_WHAT IS BEING ASKED_
Output the lines exactly, from the one where "Give me the matplotlib source for this chart." appears through the one where "ax = fig.add_axes([91" appears. Images are left out.
§ §
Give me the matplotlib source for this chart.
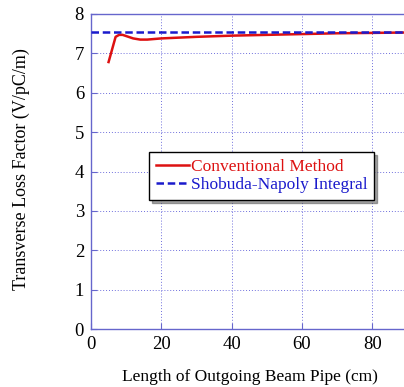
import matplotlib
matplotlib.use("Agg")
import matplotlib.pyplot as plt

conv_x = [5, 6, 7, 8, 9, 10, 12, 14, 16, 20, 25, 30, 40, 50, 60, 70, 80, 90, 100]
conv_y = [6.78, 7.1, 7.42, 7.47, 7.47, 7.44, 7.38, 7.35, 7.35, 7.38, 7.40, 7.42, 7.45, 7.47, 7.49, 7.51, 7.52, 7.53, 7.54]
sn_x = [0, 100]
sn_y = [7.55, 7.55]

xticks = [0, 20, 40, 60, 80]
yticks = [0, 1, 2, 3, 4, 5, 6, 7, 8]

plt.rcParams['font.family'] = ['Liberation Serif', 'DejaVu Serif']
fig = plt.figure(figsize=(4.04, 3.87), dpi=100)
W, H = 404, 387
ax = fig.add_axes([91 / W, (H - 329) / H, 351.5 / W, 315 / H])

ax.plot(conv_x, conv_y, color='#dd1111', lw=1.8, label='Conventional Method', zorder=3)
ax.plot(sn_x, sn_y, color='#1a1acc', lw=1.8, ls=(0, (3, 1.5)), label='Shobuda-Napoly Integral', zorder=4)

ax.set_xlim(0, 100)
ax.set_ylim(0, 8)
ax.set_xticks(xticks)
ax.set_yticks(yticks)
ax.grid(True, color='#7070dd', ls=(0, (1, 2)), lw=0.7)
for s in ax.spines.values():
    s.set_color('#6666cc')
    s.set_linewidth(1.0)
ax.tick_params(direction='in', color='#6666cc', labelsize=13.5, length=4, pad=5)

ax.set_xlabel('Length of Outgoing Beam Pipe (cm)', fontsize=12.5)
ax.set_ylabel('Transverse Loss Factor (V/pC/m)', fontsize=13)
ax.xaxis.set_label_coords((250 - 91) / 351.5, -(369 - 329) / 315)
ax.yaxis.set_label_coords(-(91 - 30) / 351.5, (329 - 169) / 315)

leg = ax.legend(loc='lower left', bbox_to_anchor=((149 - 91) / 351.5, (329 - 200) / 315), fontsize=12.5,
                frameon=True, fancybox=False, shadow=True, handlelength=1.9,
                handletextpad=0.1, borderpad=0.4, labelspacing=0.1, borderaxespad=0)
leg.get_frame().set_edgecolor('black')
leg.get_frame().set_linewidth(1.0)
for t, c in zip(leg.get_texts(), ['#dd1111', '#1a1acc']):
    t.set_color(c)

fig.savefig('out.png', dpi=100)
§ §
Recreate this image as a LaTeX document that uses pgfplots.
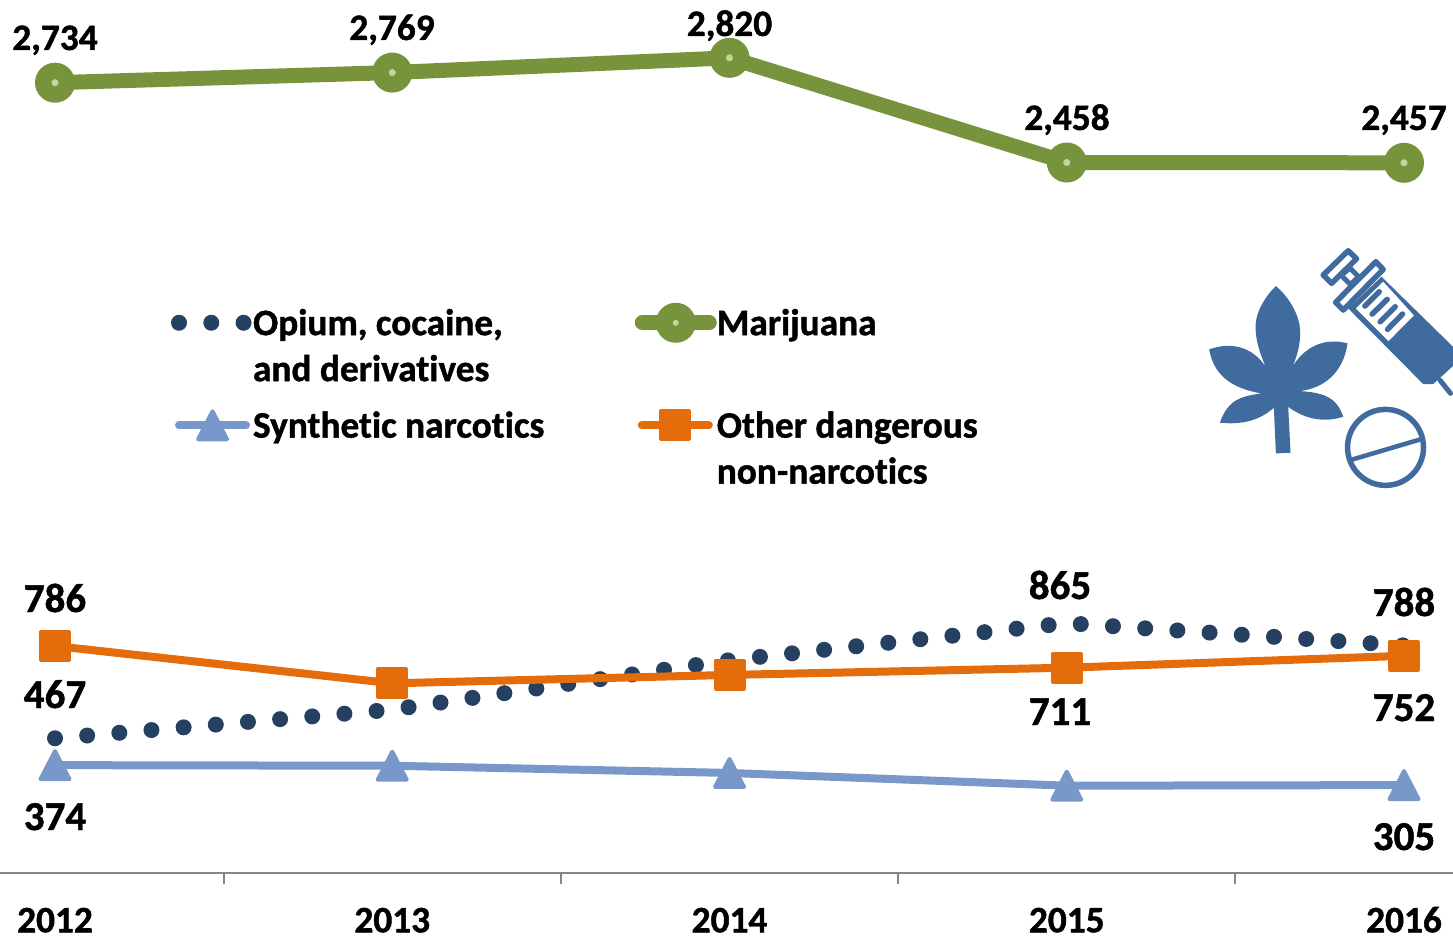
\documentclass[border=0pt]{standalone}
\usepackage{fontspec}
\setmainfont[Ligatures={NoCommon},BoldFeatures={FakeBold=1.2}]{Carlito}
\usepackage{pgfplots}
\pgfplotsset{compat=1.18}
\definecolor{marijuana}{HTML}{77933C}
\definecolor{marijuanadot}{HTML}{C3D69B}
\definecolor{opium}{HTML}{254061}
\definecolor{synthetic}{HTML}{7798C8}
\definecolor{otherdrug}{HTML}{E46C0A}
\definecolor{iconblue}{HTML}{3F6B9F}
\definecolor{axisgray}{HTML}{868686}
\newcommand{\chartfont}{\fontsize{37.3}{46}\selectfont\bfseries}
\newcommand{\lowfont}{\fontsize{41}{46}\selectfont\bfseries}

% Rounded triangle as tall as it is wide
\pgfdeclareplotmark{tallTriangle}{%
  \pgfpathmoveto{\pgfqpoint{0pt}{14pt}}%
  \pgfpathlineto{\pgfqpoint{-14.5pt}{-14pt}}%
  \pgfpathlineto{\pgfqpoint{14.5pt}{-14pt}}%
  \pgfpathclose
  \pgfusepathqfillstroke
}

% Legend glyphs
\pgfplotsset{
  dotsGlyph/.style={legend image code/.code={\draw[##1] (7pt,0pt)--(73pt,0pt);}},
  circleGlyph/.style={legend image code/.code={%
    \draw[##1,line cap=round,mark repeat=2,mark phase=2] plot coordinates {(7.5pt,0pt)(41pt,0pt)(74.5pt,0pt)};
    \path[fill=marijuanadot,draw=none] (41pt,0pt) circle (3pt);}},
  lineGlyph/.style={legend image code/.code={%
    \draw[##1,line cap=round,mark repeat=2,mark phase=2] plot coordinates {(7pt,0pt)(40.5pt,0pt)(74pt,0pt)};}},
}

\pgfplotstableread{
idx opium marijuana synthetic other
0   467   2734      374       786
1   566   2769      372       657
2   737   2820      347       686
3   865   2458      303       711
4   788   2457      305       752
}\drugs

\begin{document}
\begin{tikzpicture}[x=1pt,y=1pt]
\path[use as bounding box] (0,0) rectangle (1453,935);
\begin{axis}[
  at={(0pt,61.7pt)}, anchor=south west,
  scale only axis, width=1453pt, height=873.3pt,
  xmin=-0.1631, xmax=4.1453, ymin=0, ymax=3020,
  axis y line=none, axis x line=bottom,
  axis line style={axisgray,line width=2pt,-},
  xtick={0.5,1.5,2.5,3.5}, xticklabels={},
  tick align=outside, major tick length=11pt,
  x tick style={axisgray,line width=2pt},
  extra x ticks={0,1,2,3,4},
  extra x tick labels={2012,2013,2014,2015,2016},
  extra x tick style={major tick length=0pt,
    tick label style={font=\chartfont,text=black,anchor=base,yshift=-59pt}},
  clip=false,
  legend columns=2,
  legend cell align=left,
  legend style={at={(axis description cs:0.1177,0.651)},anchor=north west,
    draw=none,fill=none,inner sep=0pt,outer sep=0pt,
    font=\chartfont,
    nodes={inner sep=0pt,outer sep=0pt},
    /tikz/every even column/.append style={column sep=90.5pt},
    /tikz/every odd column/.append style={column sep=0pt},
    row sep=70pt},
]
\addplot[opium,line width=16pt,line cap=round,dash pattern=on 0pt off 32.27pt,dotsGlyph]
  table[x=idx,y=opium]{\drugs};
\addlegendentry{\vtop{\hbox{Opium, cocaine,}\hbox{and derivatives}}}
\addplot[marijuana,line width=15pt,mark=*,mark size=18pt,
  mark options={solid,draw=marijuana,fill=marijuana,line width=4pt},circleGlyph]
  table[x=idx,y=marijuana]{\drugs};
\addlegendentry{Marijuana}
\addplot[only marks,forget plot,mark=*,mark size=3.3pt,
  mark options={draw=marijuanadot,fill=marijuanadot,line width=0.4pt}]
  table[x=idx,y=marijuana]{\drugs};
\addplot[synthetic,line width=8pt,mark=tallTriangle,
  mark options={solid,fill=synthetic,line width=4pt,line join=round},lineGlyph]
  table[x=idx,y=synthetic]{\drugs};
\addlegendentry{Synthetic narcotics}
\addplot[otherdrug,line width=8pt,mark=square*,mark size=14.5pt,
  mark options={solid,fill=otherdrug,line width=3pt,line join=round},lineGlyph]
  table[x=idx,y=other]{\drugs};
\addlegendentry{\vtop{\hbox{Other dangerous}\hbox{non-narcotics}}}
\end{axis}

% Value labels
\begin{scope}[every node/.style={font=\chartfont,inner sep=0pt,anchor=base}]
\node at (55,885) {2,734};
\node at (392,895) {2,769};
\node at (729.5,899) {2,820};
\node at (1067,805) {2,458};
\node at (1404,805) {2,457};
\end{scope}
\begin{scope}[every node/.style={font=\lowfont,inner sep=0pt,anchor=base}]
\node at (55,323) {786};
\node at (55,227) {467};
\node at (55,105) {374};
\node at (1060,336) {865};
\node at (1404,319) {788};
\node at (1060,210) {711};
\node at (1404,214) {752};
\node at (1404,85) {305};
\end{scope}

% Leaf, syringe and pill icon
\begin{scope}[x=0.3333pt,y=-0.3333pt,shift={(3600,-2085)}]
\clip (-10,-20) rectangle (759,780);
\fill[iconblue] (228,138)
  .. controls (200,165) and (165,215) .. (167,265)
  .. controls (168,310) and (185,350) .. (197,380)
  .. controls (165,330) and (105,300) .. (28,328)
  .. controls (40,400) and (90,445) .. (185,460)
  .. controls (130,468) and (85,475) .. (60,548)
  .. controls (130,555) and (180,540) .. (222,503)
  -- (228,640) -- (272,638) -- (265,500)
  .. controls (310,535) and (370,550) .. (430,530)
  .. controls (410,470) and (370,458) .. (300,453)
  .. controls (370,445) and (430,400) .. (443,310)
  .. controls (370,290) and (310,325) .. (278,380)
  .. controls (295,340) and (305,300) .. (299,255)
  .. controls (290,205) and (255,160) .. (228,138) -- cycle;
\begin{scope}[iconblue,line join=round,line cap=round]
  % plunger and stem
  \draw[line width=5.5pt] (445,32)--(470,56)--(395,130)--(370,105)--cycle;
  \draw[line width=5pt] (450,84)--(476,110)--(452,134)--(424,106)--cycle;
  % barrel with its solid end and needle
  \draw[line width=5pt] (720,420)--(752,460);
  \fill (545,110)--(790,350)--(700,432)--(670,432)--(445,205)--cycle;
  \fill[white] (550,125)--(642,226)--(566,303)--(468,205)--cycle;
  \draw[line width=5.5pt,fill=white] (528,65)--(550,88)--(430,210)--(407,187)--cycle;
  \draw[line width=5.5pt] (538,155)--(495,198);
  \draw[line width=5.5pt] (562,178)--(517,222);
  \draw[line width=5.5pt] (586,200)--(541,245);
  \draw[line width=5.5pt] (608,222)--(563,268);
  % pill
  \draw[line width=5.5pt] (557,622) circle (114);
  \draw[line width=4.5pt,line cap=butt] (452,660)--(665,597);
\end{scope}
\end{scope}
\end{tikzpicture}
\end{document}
§ §
_SOLVED EXERCISE_
Give me the matplotlib source for this chart.
import matplotlib
matplotlib.use("Agg")
import matplotlib.pyplot as plt

conv_x = [5, 6, 7, 8, 9, 10, 12, 14, 16, 20, 25, 30, 40, 50, 60, 70, 80, 90, 100]
conv_y = [6.78, 7.1, 7.42, 7.47, 7.47, 7.44, 7.38, 7.35, 7.35, 7.38, 7.40, 7.42, 7.45, 7.47, 7.49, 7.51, 7.52, 7.53, 7.54]
sn_x = [0, 100]
sn_y = [7.55, 7.55]

xticks = [0, 20, 40, 60, 80]
yticks = [0, 1, 2, 3, 4, 5, 6, 7, 8]

plt.rcParams['font.family'] = ['Liberation Serif', 'DejaVu Serif']
fig = plt.figure(figsize=(4.04, 3.87), dpi=100)
W, H = 404, 387
ax = fig.add_axes([91 / W, (H - 329) / H, 351.5 / W, 315 / H])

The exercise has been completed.